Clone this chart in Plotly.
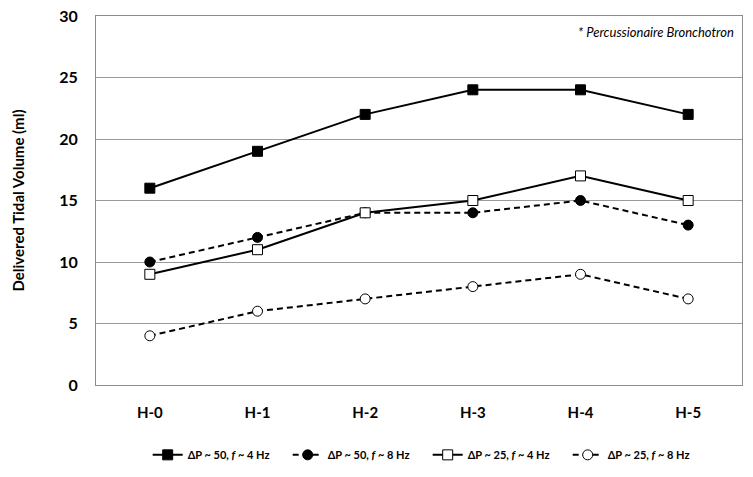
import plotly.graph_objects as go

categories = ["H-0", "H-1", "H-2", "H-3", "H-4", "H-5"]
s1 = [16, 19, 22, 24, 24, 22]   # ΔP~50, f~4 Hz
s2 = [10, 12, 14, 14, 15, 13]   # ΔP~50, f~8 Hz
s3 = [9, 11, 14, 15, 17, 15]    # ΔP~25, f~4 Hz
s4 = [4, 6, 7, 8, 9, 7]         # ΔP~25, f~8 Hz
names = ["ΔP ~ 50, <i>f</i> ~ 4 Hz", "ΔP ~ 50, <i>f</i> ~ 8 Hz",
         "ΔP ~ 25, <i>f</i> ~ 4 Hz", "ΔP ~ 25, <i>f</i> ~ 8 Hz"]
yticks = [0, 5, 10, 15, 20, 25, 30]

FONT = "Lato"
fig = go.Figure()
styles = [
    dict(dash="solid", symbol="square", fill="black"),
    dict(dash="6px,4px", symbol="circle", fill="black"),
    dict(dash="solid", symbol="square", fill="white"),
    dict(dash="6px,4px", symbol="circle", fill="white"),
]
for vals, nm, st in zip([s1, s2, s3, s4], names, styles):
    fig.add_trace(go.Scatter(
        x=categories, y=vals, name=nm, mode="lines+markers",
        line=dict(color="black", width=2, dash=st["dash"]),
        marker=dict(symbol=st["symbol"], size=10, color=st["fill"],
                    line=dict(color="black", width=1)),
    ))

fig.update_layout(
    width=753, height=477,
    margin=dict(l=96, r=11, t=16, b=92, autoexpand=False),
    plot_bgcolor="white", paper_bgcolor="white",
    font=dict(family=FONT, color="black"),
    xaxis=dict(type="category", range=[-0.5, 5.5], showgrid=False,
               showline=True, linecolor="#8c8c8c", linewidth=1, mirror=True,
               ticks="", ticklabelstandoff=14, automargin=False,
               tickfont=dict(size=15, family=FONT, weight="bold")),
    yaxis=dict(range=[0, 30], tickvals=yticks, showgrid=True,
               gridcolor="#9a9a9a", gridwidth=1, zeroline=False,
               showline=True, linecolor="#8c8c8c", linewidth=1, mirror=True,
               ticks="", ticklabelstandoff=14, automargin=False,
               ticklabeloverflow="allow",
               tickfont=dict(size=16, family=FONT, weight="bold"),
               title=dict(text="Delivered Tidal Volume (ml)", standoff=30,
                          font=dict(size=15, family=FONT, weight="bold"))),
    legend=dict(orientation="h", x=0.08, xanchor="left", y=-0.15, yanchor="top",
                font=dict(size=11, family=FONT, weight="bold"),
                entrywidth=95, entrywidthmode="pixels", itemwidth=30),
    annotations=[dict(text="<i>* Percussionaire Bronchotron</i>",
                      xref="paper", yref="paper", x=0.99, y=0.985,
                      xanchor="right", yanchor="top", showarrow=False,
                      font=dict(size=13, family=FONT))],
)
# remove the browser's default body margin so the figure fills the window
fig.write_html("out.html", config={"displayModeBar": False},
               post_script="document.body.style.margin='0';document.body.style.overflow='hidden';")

————————

Copy every line of the data word for word, omitting the images.

Output below:
Clone this chart in Plotly.
import plotly.graph_objects as go

categories = ["H-0", "H-1", "H-2", "H-3", "H-4", "H-5"]
s1 = [16, 19, 22, 24, 24, 22]   # ΔP~50, f~4 Hz
s2 = [10, 12, 14, 14, 15, 13]   # ΔP~50, f~8 Hz
s3 = [9, 11, 14, 15, 17, 15]    # ΔP~25, f~4 Hz
s4 = [4, 6, 7, 8, 9, 7]         # ΔP~25, f~8 Hz
names = ["ΔP ~ 50, <i>f</i> ~ 4 Hz", "ΔP ~ 50, <i>f</i> ~ 8 Hz",
         "ΔP ~ 25, <i>f</i> ~ 4 Hz", "ΔP ~ 25, <i>f</i> ~ 8 Hz"]
yticks = [0, 5, 10, 15, 20, 25, 30]

FONT = "Lato"
fig = go.Figure()
styles = [
    dict(dash="solid", symbol="square", fill="black"),
    dict(dash="6px,4px", symbol="circle", fill="black"),
    dict(dash="solid", symbol="square", fill="white"),
    dict(dash="6px,4px", symbol="circle", fill="white"),
]
for vals, nm, st in zip([s1, s2, s3, s4], names, styles):
    fig.add_trace(go.Scatter(
        x=categories, y=vals, name=nm, mode="lines+markers",
        line=dict(color="black", width=2, dash=st["dash"]),
        marker=dict(symbol=st["symbol"], size=10, color=st["fill"],
                    line=dict(color="black", width=1)),
    ))

fig.update_layout(
    width=753, height=477,
    margin=dict(l=96, r=11, t=16, b=92, autoexpand=False),
    plot_bgcolor="white", paper_bgcolor="white",
    font=dict(family=FONT, color="black"),
    xaxis=dict(type="category", range=[-0.5, 5.5], showgrid=False,
               showline=True, linecolor="#8c8c8c", linewidth=1, mirror=True,
               ticks="", ticklabelstandoff=14, automargin=False,
               tickfont=dict(size=15, family=FONT, weight="bold")),
    yaxis=dict(range=[0, 30], tickvals=yticks, showgrid=True,
               gridcolor="#9a9a9a", gridwidth=1, zeroline=False,
               showline=True, linecolor="#8c8c8c", linewidth=1, mirror=True,
               ticks="", ticklabelstandoff=14, automargin=False,
               ticklabeloverflow="allow",
               tickfont=dict(size=16, family=FONT, weight="bold"),
               title=dict(text="Delivered Tidal Volume (ml)", standoff=30,
                          font=dict(size=15, family=FONT, weight="bold"))),
    legend=dict(orientation="h", x=0.08, xanchor="left", y=-0.15, yanchor="top",
                font=dict(size=11, family=FONT, weight="bold"),
                entrywidth=95, entrywidthmode="pixels", itemwidth=30),
    annotations=[dict(text="<i>* Percussionaire Bronchotron</i>",
                      xref="paper", yref="paper", x=0.99, y=0.985,
                      xanchor="right", yanchor="top", showarrow=False,
                      font=dict(size=13, family=FONT))],
)
# remove the browser's default body margin so the figure fills the window
fig.write_html("out.html", config={"displayModeBar": False},
               post_script="document.body.style.margin='0';document.body.style.overflow='hidden';")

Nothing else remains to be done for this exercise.